ECR Lifecycle Policies: Practical Examples to Control Storage Costs#
Every AWS developer who works with containerized applications knows the pain: your Elastic Container Registry starts accumulating images like a digital hoarder. Build after build, test after test, and suddenly you’re paying for storage that’s mostly dead weight. ECR lifecycle policies are your answer to this problem, but they’re easy to misunderstand if you haven’t worked with them before. In this article, I’ll walk you through the mechanics of lifecycle policies, show you practical real-world examples, and teach you how to implement them safely without accidentally deleting images you actually need.
Why ECR Lifecycle Policies Matter#
When you’re running a healthy CI/CD pipeline, you’re pushing new container images constantly. If you don’t have a cleanup strategy in place, your ECR repository will balloon in size, and so will your AWS bill. A single large image might be 500 MB or more. After a month of daily builds, you could easily have hundreds of gigabytes sitting around.

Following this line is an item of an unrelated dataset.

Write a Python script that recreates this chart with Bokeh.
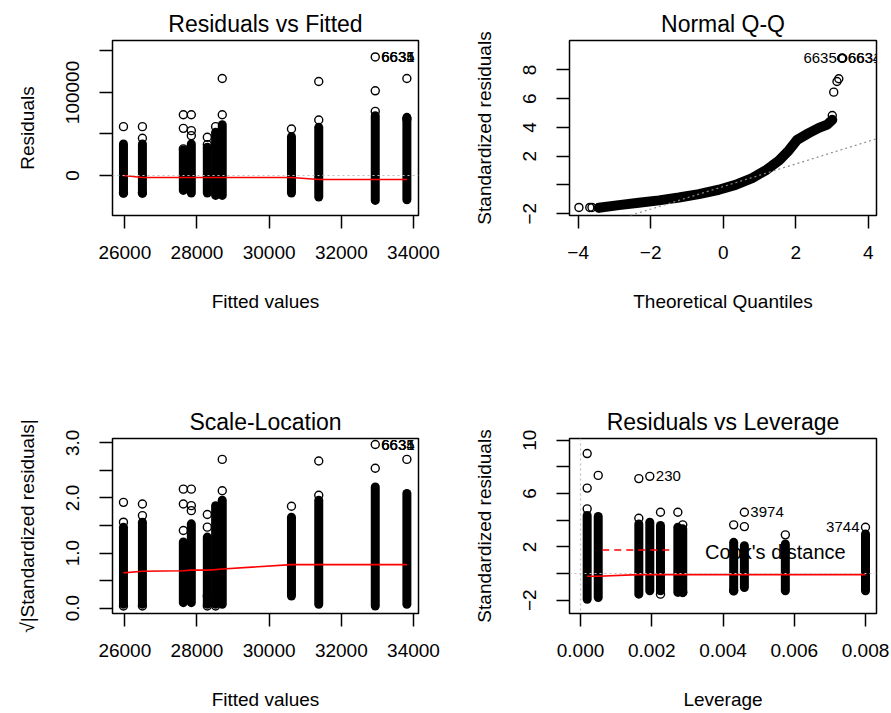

Lifecycle policies automate the cleanup process. Rather than manually deleting old or unused images, you define rules that tell ECR exactly which images to keep and which ones to delete. The policy engine evaluates these rules daily at midnight UTC, checking every image in your repository against your criteria and removing the ones that match your expiration conditions.
The beauty of lifecycle policies is that they’re flexible enough to handle complex scenarios. You can keep your most recent images regardless of age, expire untagged images after a certain number of days, preserve production images while cleaning up development ones, and combine all these rules in a single policy with careful priority management.
Understanding the Daily Evaluation Cycle#
ECR lifecycle policies aren’t evaluated in real-time. Instead, the policy engine runs once per day at midnight UTC. This means if you push an image at 11:59 PM UTC, it won’t be evaluated against your lifecycle rules until the next evaluation cycle runs at midnight.
This daily cycle is important for two reasons. First, it prevents constant deletions from destabilizing your infrastructure. If a policy ran continuously, you might accidentally delete an image that’s currently being deployed. Second, it gives you a predictable window to understand what’s going to happen to your images.
When you first create a lifecycle policy, the engine doesn’t immediately evaluate images that might already be expired. It only deletes images that match your rules during the next scheduled evaluation and subsequent daily runs. This is actually a safety feature—it means you can create a conservative policy without fear of immediate mass deletion.
The Anatomy of an ECR Lifecycle Policy#
An ECR lifecycle policy is a JSON document with two main parts: the rules array and the rule priority system. Each rule contains a selection criteria that identifies which images to act upon and an action that specifies what to do with matching images.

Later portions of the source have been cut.